2. Sequential Patching:
- Apply UEFI updates from hardware vendors.
- Enable mitigation via Microsoft’s PowerShell script.
- Install May 2023 (or later) Windows cumulative update.
3. Contingency Planning:
- Maintain offline recovery media for boot failures.
- Monitor for Event ID 1040 in logs indicating Secure Boot violations.

Home users benefit from Windows Update’s automatic distribution once firmware prerequisites are met, though manual verification of Secure Boot status (via msinfo32.exe) is advisable.

The Future of Firmware Security

BlackLotus exposed inherent limitations in static Secure Boot implementations. Microsoft’s shift toward dynamic measurement—evidenced by integration with Pluton security processors—aims to create continuous boot integrity checks.

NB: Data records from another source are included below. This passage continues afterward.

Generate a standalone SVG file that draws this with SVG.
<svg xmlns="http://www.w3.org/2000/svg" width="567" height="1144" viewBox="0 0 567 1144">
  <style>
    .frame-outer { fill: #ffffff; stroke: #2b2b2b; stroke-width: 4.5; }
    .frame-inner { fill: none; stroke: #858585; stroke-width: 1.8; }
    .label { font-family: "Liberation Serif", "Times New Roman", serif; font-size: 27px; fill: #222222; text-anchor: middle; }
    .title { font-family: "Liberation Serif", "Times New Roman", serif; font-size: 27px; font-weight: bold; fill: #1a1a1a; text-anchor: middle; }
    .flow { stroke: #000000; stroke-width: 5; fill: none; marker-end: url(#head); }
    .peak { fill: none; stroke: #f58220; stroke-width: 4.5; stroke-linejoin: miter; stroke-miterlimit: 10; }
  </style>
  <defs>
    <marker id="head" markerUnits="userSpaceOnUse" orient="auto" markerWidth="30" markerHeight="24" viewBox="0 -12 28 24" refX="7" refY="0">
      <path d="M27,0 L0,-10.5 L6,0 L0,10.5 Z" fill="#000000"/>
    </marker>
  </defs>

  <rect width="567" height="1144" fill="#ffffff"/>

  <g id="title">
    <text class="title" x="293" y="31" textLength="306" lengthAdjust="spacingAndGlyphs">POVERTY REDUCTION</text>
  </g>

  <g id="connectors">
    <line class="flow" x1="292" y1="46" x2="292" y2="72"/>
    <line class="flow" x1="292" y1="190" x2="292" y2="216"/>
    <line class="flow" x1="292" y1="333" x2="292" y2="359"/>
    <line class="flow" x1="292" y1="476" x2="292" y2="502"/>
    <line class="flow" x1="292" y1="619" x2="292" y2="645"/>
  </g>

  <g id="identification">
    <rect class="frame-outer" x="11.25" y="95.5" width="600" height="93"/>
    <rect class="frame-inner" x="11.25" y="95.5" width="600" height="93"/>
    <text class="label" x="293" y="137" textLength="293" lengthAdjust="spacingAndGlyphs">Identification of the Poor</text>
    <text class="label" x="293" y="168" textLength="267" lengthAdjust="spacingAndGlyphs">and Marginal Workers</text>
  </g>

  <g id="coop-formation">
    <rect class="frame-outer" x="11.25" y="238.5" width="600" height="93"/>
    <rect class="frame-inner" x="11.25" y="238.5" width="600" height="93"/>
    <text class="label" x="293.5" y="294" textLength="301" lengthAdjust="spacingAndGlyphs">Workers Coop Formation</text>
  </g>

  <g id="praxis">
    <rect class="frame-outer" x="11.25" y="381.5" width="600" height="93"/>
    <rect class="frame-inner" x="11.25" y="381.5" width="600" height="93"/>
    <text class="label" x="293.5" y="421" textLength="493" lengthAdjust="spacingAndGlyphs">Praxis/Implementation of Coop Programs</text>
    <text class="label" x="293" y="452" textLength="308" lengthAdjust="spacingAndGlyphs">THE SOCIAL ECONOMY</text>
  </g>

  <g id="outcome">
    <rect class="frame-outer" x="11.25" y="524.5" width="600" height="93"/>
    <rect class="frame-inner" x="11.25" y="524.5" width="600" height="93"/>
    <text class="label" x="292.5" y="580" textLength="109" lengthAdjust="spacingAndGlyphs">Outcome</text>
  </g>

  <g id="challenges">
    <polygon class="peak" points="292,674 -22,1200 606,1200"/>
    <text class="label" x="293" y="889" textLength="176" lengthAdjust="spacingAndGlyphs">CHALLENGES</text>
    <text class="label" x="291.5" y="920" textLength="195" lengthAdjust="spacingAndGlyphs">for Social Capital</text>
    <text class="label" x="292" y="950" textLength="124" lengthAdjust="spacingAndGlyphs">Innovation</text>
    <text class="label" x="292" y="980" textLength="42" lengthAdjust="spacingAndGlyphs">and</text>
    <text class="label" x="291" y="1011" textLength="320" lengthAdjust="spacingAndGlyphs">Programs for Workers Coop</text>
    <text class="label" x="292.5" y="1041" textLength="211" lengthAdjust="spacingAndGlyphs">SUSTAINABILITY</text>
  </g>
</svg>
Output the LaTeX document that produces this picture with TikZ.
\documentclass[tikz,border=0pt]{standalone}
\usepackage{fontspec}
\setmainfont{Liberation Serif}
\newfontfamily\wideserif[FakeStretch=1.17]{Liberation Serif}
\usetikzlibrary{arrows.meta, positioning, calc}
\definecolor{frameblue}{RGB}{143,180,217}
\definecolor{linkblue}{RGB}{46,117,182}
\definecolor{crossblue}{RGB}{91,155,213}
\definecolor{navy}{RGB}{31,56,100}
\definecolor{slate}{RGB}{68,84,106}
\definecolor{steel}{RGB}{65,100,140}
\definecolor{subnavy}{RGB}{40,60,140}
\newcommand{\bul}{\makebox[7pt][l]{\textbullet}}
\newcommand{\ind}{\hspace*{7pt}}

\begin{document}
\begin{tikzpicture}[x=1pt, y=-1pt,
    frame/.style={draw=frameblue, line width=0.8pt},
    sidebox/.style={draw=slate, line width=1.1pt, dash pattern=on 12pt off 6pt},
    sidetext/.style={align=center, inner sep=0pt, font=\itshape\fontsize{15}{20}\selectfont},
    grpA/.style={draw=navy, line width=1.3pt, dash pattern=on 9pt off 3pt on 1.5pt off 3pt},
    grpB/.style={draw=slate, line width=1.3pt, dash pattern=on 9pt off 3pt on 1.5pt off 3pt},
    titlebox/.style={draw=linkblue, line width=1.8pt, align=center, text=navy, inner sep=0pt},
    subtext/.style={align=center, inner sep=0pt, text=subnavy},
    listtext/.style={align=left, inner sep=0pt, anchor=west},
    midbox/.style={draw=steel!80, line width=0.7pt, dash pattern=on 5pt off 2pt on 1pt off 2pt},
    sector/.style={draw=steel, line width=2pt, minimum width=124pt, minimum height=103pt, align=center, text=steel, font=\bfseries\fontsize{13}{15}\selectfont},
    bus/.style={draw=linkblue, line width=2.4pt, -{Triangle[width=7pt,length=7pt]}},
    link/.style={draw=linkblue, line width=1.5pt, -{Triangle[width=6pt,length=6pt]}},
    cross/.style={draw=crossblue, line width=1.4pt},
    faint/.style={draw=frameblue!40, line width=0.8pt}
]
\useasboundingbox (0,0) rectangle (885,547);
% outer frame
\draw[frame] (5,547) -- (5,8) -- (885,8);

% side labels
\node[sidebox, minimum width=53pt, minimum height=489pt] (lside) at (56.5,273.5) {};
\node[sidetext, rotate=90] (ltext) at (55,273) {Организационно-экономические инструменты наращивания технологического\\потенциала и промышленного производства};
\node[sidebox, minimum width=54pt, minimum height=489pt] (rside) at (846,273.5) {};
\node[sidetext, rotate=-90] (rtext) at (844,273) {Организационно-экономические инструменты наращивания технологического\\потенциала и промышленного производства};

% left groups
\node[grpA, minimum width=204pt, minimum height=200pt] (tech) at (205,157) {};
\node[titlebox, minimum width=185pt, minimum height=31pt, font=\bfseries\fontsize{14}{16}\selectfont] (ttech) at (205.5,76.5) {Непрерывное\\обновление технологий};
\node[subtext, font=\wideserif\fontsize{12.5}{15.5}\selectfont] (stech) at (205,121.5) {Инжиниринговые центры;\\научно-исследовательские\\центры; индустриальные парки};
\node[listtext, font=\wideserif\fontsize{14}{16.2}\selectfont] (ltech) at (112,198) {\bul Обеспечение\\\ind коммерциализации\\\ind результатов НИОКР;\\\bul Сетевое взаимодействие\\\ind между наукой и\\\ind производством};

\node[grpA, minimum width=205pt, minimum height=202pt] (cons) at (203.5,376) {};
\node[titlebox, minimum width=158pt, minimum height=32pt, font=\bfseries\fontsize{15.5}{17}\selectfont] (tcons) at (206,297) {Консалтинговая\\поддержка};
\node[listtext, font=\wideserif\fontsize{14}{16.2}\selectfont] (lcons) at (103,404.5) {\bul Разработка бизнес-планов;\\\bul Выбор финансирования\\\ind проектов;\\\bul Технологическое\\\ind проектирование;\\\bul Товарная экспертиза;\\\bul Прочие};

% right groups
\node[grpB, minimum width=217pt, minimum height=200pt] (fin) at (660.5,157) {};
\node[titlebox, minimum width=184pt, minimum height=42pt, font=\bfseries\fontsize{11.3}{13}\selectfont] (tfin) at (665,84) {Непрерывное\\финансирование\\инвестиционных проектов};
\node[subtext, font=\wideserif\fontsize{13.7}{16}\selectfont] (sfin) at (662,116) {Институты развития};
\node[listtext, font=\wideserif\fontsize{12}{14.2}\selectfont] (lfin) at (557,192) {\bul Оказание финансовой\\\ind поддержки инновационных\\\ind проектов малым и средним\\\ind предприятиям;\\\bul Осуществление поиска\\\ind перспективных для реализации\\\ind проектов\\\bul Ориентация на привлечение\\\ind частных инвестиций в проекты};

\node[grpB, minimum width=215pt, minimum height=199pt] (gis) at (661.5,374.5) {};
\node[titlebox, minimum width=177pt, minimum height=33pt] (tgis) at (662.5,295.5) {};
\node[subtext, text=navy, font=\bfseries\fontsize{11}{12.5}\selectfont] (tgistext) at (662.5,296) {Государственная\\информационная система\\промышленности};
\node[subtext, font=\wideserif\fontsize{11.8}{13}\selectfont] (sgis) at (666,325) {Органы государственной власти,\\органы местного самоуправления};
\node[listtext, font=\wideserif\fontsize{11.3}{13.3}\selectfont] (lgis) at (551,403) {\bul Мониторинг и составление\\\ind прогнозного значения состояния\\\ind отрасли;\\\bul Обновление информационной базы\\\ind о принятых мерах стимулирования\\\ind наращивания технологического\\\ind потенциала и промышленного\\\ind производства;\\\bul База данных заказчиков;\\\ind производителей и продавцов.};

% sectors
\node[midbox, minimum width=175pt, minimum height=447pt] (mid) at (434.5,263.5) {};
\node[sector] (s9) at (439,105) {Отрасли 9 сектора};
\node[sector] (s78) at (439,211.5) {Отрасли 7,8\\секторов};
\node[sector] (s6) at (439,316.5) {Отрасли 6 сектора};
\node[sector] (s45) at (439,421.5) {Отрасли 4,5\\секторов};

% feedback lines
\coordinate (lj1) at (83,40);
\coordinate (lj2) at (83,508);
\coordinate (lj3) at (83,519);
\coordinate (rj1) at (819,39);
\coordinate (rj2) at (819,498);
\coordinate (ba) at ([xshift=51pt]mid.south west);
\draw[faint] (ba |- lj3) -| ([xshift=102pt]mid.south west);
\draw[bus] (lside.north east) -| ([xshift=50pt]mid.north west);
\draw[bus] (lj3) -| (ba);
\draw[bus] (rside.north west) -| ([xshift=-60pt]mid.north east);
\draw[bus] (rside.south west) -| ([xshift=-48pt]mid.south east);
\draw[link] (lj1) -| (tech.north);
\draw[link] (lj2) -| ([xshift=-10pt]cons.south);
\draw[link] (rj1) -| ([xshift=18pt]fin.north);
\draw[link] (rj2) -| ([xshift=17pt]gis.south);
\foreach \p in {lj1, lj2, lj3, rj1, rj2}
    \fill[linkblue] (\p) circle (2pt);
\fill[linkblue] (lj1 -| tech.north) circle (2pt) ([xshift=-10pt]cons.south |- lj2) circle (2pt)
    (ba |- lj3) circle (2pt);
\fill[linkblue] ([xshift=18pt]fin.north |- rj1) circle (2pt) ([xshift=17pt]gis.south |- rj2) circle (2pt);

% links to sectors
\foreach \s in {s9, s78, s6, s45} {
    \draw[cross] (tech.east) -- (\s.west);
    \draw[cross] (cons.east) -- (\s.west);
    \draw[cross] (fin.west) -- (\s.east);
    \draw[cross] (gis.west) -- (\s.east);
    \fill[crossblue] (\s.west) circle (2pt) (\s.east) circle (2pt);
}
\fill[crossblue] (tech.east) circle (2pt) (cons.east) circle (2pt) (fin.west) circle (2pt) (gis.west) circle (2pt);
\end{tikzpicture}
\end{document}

This incident accelerates three critical trends:
1. Hardware-First Security: AMD’s ShadowStack and Intel’s CET now enforce bootloader code flow integrity.
2. Standardized Revocation Protocols: The UEFI Forum is developing real-time dbx update mechanisms.
3. Threat-Aware Firmware: Projects like LinuxBoot demonstrate open-source alternatives for auditable boot processes.

While no single solution eliminates firmware risk, this coordinated response exemplifies how layered defenses can neutralize even advanced threats—provided organizations navigate the mitigation’s technical complexities with diligence. The era of "set-and-forget" Secure Boot is over; continuous vigilance is now the price of persistence-free security.